Thought Leadership
Looking Ahead: Leadership Insights for 2023
Thought Leadership
In our ongoing interview series, top leaders share the most powerful lessons they’ve learned in their careers. Here are highlights from those conversations, and be sure to click on the links to read the full interviews.
Bob Brennan, veteran CEO, board director, and executive mentor at The ExCo Group
Make sure your stated priorities match your actual priorities
“If a CEO were to say to me, Let me tell you about my strategy and the prioritization,’ I would say to them, ‘Show me your operating expenses and I’ll read you back your strategy.’ When I was CEO at four different companies, there was always some incongruence between my operating expenses and what I said was important. And that’s such an opportunity to improve execution.”
Read Bob Brennan’s full interview
Jacqueline Welch, CHRO at The New York Times.
Rethink foundational assumptions about HR
“Articles often talk about how the new generation of workers will have between ten and twelve unique employers, and you hear kids talking deliberately about wanting to work for a place for two years and then move on. That has huge implications for HR.
What’s learning and development if you’re only going to have someone for two or three years? What’s the value of succession planning if people aren’t staying past two or three years, and what are the impacts of reduced tenure on standard offerings like LTIPs, RSUs and benefits? People need to talk about the implications of this profound shift in how people see their careers.”
Read Jacqueline Welch’s full interview
Ravi Chaudhry, Chairman of CeNext Consulting & Investment, former Chairman of four Tata Group companies
Organizations today are like streams
“There is also a paradigm change in how organizations are functioning today. For several decades, organizations functioned like machines, with predictable controls. A couple of decades ago, we realized that organizations were functioning like living organisms that called for more sensitivity, more responsiveness, and a different way to motivate people.
Today, organizations are like streams, always in a flow, which means continuous change and fluidity of identities and ideologies of all the players. Fluidity means less control, less ego, and more humility. It makes organizational pyramids irrelevant. You have to tap the skills wherever they are in the company. In such a scenario, the quality of conversation becomes the biggest strength of an organization.”
Read Ravi Chaudhry’s full interview
Harsha Jalihal, Chief People Officer at MongoDB
Teach people how to make difficult decisions
“We are no longer in a place where leadership is all about just getting the work done. It’s become so much more than that. There’s so much ambiguity. I cannot write a rulebook for leadership development anymore. I can’t write a 100-page policy document about whether you should let an individual on your team work in a flexible model or not.
You’re the manager. You know the person. You know what works for them. You know their challenges. Here’s a framework; make the call.
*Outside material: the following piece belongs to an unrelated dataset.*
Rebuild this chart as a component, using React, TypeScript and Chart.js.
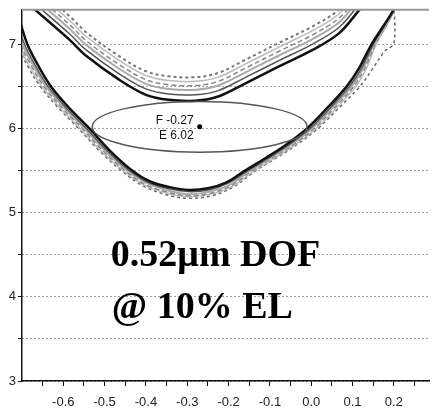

That’s a tough and very uncomfortable position for many people to be in. I think HR has a role to play in teaching people how to make difficult decisions.”
Read Harsha Jalihal’s full interview
Brent Saunders, former CEO of Allergan and Bausch & Lomb
Less is more, and should be rewarded
“Budgets shouldn’t always be just focused on more. When I was CEO, I tried to discourage the usual thinking that getting a bigger budget each year was a sign of success. If you’re a manager and you got a 20 percent increase in your budget, you were on cloud nine. And I would always ask, why is that winning? Maybe the person who discovers some efficiencies and delivers the same results with 20 percent less should be the person we celebrate. But a bigger budget is how a lot of people prove their worth and their importance. I don’t get it. In my whole career, I’ve always tried to prove that I could do more with less.”
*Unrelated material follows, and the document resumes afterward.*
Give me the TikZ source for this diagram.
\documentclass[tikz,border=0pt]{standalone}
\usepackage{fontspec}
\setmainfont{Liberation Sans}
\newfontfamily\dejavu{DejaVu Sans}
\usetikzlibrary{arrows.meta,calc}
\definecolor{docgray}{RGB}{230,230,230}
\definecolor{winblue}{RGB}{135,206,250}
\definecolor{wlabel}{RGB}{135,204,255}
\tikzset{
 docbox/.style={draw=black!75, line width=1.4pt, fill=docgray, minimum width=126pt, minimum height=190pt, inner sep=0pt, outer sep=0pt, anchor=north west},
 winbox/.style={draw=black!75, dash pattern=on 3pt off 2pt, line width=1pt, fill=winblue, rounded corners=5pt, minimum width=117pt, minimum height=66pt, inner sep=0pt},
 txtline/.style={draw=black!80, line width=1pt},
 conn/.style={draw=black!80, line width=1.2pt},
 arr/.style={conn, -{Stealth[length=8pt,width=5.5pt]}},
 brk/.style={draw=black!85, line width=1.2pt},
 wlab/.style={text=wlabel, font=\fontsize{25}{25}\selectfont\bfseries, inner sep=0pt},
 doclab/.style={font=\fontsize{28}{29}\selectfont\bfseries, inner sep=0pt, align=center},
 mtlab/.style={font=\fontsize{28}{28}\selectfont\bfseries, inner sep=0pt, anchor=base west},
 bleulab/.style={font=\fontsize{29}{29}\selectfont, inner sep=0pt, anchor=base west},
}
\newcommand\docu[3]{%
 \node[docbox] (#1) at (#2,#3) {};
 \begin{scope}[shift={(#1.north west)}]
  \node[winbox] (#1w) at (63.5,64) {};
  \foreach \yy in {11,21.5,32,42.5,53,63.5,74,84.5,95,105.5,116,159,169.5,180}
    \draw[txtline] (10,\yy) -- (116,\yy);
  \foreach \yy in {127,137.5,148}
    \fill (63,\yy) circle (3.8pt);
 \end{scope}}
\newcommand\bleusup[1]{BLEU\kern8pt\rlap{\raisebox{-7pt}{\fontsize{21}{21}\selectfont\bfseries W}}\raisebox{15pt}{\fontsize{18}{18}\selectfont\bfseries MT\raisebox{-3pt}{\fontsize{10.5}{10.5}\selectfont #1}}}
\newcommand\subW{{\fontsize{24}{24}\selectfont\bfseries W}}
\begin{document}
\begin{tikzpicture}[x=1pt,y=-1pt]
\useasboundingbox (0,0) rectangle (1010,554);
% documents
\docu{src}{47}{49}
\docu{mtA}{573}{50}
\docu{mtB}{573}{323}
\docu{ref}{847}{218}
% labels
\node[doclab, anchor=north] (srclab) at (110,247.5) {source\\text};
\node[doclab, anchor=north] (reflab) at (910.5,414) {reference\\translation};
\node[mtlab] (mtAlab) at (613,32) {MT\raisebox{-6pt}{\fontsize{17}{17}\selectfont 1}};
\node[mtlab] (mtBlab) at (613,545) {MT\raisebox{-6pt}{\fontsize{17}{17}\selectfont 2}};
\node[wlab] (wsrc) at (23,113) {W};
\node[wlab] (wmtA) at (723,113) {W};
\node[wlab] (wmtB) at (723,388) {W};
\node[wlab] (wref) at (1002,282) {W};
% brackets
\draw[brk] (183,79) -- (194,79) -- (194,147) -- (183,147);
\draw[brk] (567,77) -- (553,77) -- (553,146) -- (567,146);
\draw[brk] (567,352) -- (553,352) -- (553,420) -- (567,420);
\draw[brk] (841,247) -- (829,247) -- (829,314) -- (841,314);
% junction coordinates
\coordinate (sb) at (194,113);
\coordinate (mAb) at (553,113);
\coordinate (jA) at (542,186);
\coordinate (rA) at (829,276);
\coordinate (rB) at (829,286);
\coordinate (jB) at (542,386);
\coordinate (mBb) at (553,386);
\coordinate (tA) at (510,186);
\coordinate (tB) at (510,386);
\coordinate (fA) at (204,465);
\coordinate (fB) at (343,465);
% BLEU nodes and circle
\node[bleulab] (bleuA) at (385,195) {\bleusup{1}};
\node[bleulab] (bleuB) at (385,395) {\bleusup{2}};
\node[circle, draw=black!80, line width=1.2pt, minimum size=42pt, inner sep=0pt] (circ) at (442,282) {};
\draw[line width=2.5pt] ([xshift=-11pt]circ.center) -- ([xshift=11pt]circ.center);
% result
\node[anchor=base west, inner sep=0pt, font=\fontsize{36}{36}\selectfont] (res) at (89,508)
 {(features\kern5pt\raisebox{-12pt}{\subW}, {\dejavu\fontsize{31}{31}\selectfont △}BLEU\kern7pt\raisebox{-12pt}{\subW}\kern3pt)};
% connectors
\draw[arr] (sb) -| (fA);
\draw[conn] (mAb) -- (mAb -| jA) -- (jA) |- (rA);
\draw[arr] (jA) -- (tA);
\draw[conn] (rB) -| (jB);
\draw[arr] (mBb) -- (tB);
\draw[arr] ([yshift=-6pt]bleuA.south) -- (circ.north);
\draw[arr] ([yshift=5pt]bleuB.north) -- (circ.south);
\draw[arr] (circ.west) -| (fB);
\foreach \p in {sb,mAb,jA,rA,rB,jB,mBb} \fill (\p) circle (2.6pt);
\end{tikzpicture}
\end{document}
Read Brent Saunder’s full interview here
Laurie Schultz, former CEO of Galvanize
What is your “Picasso” today?
“When I was working for KPMG as a consultant, I used to have this long list of projects. And I often felt like it was overwhelming, so I adopted this system of ‘one Picasso a day.’ I coach all my CEOs on it. When you wake up in the morning – and I do this every day – the first thing you do is to decide what will be your one Picasso that day. It’s about focus. What do you uniquely do that matters the most? After all, you can only do one thing really well at a time. It’s just a really useful metaphor for prioritization. And it helps you go to bed at night and be able to reflect and say, that was my Picasso today. It’s a great way to get up in the morning, and it’s a great way to go to bed at night.”